Economy Watch: Report Suggests Malls Need a New Tenant Mix

1 min read

While department stores and apparel retailers occupy the most space in U.S. malls, they also posted relatively tepid sales growth in recent years, notes a new CBRE report.

By D.C. Stribling, Contributing Editor

Source: CBRE " What’s Wrong with American Shopping Malls?" report
Source: CBRE ” What’s Wrong with American Shopping Malls?” report

An important solution for the troubles of many U.S. malls is both simple and complicated: Change their merchandise mix. That’s the main conclusion of a new report by CBRE, which also noted that any such change is easier said than done.

The report highlights that the two categories occupying the most space in U.S. malls—department stores, at 48.7 percent of leasable area, and apparel, accessories and shoes at 29.4 percent—also posted relatively tepid sales growth from 2011 to 2016.

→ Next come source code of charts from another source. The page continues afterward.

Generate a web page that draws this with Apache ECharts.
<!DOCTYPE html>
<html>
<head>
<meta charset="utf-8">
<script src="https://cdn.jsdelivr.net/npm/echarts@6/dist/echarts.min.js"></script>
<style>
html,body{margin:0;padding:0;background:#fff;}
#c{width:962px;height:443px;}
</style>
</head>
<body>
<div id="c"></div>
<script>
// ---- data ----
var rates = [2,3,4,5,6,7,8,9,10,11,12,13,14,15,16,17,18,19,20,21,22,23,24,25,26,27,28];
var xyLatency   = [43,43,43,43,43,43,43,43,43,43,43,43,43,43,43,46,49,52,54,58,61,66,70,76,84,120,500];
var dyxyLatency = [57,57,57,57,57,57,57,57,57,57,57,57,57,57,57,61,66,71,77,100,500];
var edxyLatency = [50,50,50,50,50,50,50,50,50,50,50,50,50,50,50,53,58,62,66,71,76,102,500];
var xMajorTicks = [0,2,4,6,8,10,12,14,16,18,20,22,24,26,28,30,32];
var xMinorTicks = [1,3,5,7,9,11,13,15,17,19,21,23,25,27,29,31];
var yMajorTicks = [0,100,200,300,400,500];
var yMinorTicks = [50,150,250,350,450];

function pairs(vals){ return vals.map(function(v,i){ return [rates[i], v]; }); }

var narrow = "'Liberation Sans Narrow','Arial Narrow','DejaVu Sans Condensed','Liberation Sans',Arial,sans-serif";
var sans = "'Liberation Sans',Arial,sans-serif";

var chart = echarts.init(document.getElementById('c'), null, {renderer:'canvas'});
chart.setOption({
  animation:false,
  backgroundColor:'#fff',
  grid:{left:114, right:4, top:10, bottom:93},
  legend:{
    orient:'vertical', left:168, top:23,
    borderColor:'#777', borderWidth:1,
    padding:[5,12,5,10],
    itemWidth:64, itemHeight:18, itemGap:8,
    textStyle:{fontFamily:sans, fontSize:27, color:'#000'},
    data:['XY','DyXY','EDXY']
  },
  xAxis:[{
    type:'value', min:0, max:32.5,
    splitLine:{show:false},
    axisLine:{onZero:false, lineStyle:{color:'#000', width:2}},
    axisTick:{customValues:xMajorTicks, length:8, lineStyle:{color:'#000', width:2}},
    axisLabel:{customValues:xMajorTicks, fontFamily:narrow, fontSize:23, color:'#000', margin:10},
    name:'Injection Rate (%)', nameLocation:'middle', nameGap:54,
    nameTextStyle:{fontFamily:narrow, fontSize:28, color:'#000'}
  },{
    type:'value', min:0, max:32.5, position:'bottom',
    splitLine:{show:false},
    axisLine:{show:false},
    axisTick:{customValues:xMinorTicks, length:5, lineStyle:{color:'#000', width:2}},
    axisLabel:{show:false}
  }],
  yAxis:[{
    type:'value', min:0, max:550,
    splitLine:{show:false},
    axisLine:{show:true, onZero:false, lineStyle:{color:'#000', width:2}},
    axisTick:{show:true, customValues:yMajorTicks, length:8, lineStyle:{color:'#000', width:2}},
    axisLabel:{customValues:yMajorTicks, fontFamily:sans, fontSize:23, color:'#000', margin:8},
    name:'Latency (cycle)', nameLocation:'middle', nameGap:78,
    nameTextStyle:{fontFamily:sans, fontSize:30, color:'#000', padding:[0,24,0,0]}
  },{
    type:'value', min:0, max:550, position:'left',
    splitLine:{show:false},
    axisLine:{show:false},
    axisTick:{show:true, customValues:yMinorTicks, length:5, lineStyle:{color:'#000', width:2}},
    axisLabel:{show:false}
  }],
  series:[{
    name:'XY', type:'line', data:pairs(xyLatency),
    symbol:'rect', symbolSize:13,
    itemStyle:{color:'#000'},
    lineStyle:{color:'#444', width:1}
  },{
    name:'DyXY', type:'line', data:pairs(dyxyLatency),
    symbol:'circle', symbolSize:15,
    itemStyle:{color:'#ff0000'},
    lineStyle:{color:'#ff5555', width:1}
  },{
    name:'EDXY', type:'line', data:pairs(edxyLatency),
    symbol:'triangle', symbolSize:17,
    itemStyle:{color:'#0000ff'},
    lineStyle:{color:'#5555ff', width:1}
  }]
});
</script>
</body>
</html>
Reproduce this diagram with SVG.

By contrast, categories with stronger retail-sales growth still account for relatively little occupancy of U.S. malls. That includes restaurants, at only 4.6 percent of leasable area, sporting goods (3.1 percent), home furnishings (1.6 percent) and health and personal care stores (1.2 percent).

Challenges ahead

One challenge for mall owners is that most retailer leases in malls span 10 or more years, and those pacts are challenging to revise or terminate early. Another is that department-store chains often hold veto power over any significant changes proposed for their space or, in some cases, the mall itself. But more recently, struggling retailers are becoming more amenable to efforts to reposition the malls that house them, the report said.

Super-regional malls point in the right direction. They tend to be the largest malls serving wide geographies, have diverse tenant rosters, on average, with significant restaurant and entertainment options. Those super-regional malls have generated stronger growth in net operating income than their smaller, regional peers in recent years, CBRE noted.